Parkland High School survivor David Hogg student movement needs to use their ‘white privilege’ to give voice to minority gun victims

They have visited their peers in Chicago, and spoken in New York City. They chastised Florida Senator Marco Rubio for taking money from the National Rifle Association (NRA) during a nationally broadcast town hall meeting, and posted viral tweets, gun control statistics and support for other organisers, as well as exchanging light-hearted banter with each other, highlighting the fact that the people leading one of the most prominent political debates in the country are mostly 17 and 18 year-olds.

The movement has seen some early success, though gun laws in America remain largely the same. In the weeks after the shooting in Parkland, Florida passed gun restrictions to raise the minimum age for buying a firearm in the state, and to impose a waiting period to receive those weapons, defying the powerful NRA presence in the state even as advocates said the bill did not go nearly far enough.

On the federal level, the persistent cries for help from the Parkland teenagers forced President Donald Trump to hold a listening session with students, and to float several possible ideas to tackle gun violence – even going so far as to suggest that taking guns from potentially dangerous people should be priority, and that the constitutional right to due process could be worried about later.

But, just weeks later Mr Trump, who has received notable support from the NRA, appeared to bow to the gun lobby and back away from loftier gun control bills and his calls for raising the age to buy semi-automatic weapons from 18 to 21. The NRA did not respond to a request for comment from The Independent for this story.

Andrew Patrick, the media coordinator for the Coalition to Stop Gun Violence, told The Independent that the NRA’s hold on political leverage may change because of the momentum the Parkland students have created. The continued push to politicize gun violence and tie the deaths of students across the country to the NRA, he said, have placed a dark mark on the gun lobby.

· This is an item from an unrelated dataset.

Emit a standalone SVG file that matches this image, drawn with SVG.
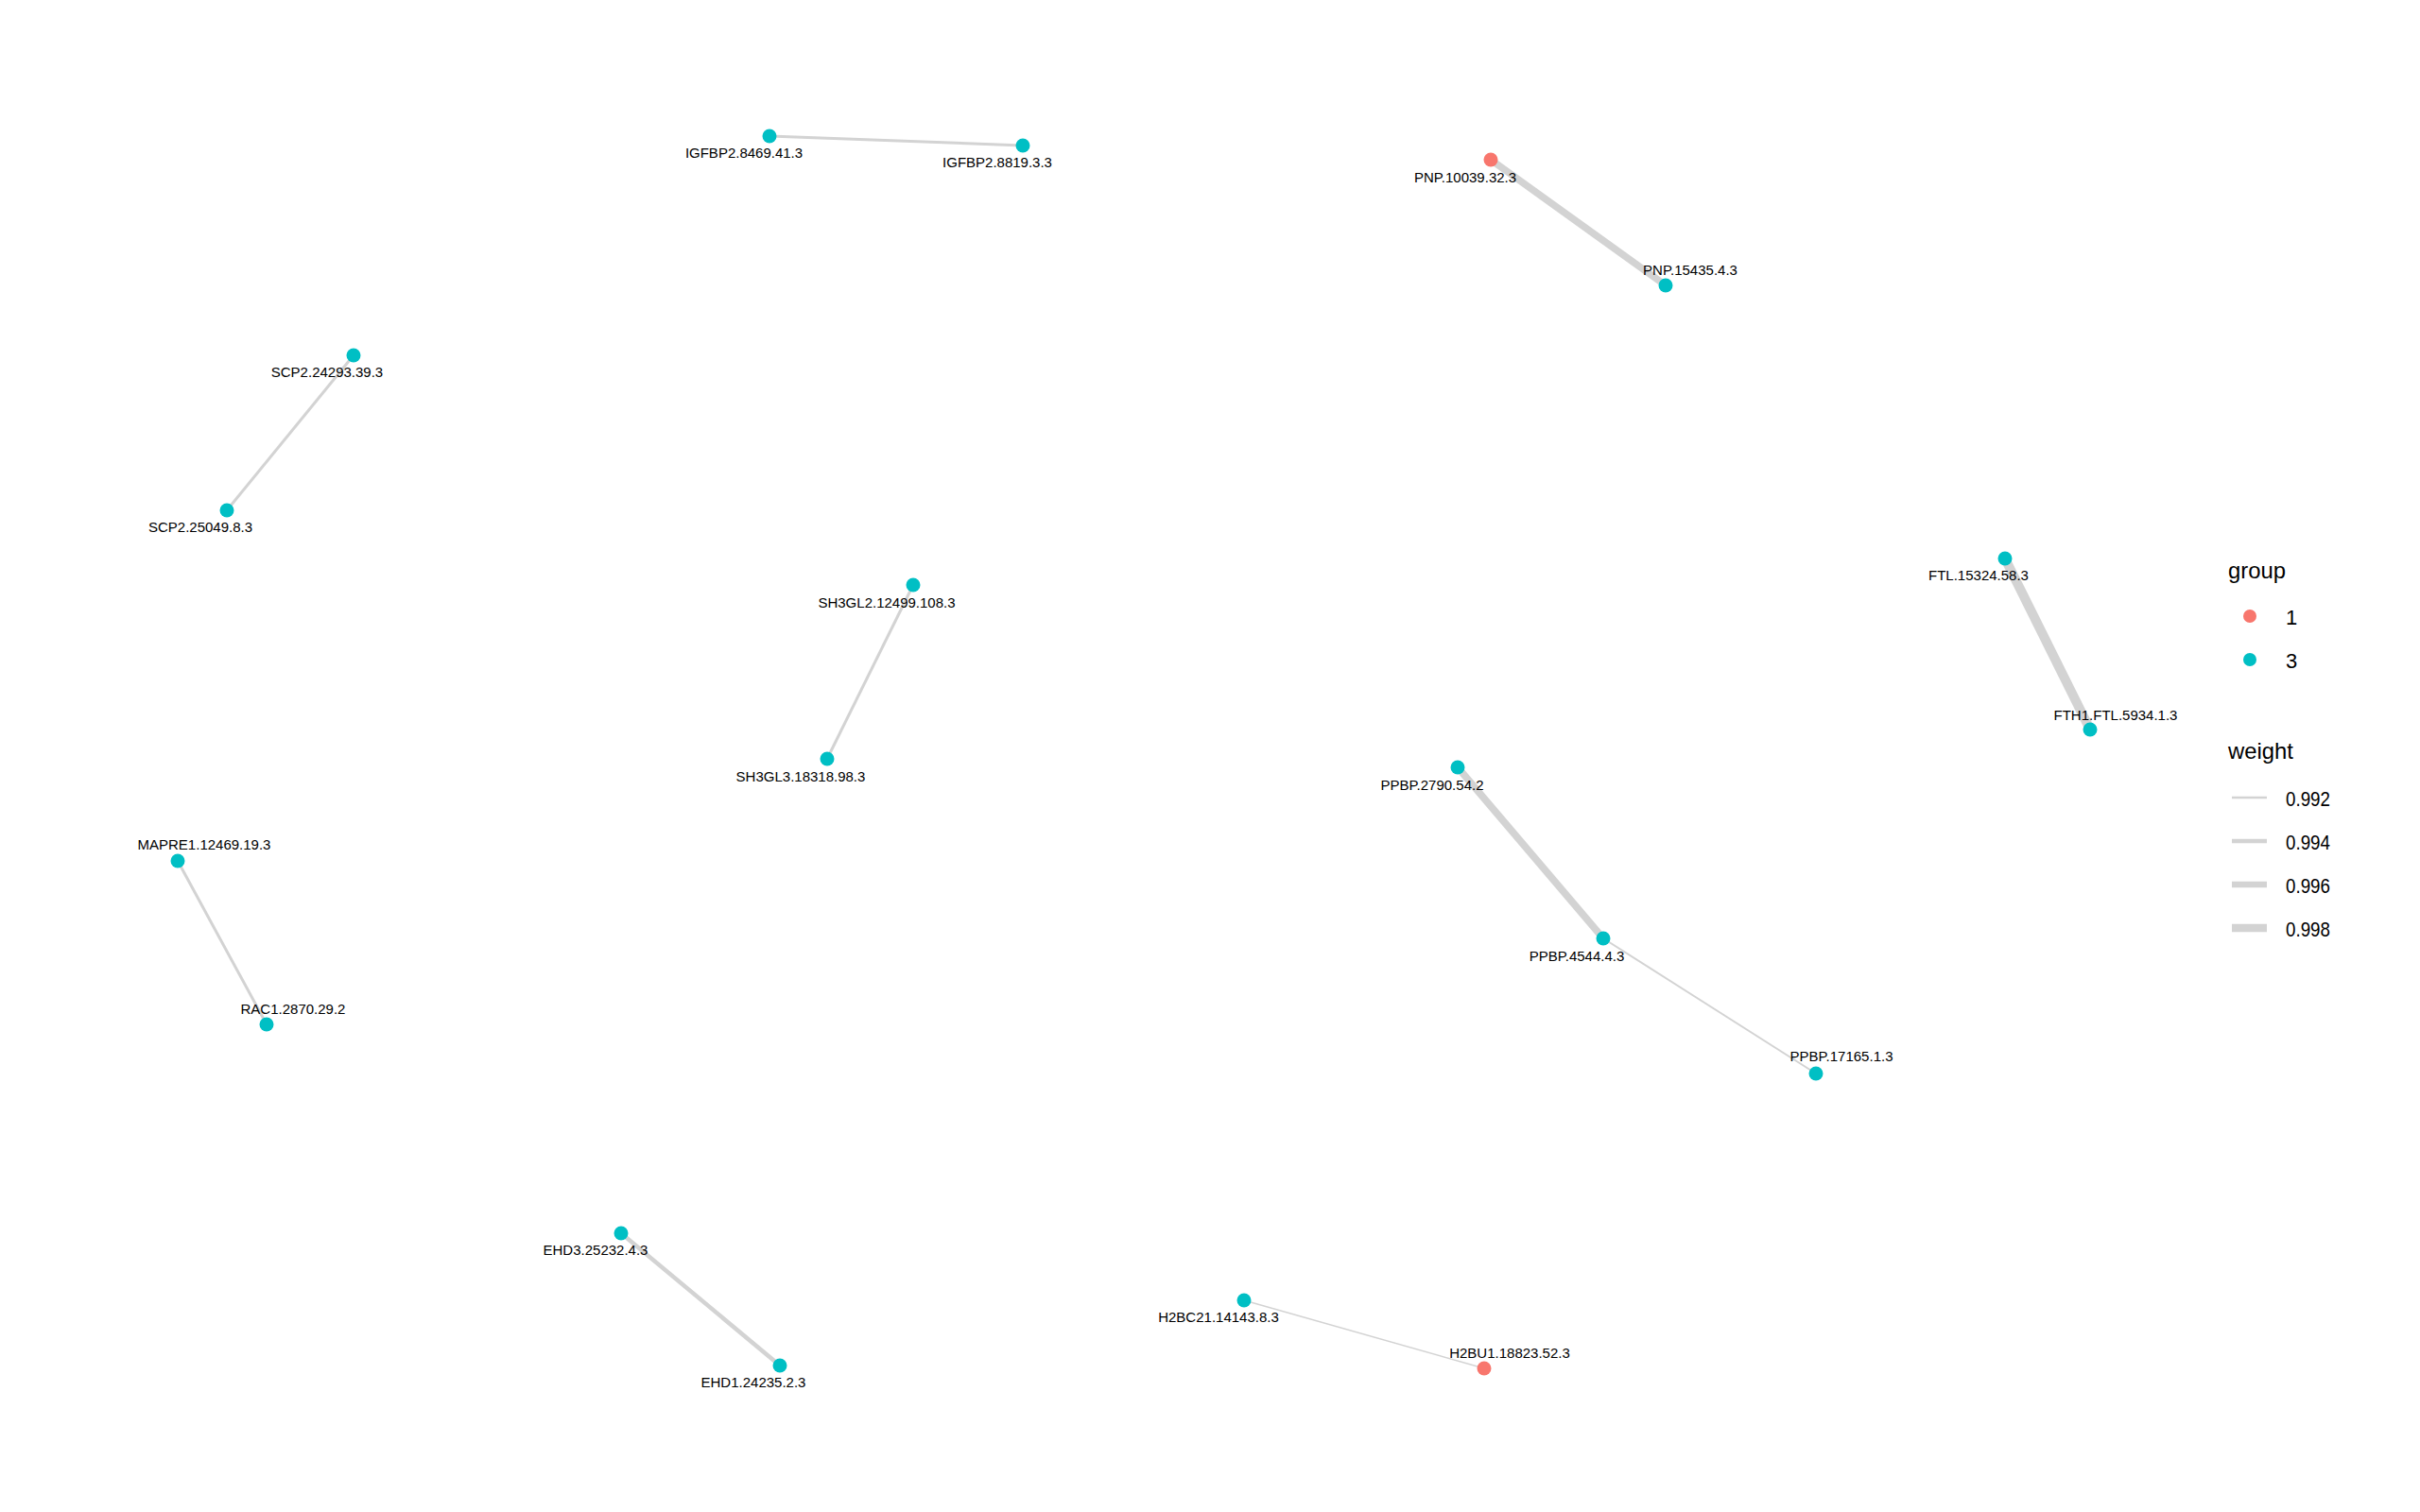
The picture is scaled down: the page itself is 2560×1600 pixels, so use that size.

“They’ve pretty much made the NRA politically, and culturally, toxic,” Mr Patrick said. They have really awoken the nation’s … view on this and I think we’re going to see for the first time ever – probably for the first time in a long time – where people are going to be voting on gun violence prevention and gun safety.”

With the 2018 midterms months away, Democrats have seized upon the issue, campaigning alongside the students who have repeatedly threatened to unseat politicians who do not push for gun control measures. Former Vice President Joe Biden, who is considered a potential presidential candidate in 2020, voiced his support, for instance, showing that gun violence has become a potentially potent political issue that could impact the ballot box in November and beyond.

“They’re going to win,” Mr Biden said Friday, before saying he is ready for a fight. “Watch … We can beat the NRA.”

Josh Sugarmann, the director of the Violence Policy Centre, told The Independent that he hasn’t seen youth engagement to compare to Parkland in his three and a half decades working in gun control advocacy, and that he has never seen a march of this size on gun violence. For Mr Sugarman, the question is whether they can continue the momentum beyond Saturday.

“I think the success of what comes out of Parkland is not measured in marches but will those who participated in them continue to be engaged on the issue It’s not just these students: It’s their friends, their family, their siblings,” he said. “The question is, is this one step towards helping to create and organise a working grass roots movement that will work on gun violence prevention?”

The Parkland students, for their part, say that their march in Washington is just the start.

Speaking at another press conference inside the US Capitol on Friday, Aaliyah Eastmond, one of the Parkland students visiting for the march, said that they are not going anywhere until they get what they want.

“A lot of people feel like this is the end and the march is just – that’s going to be it. The march is just the start,” Ms Eastmond said. “We will fight for this until change happens. If you guys don’t want to hear about it anymore, you fix it, so we don’t have to keep repeating ourselves.”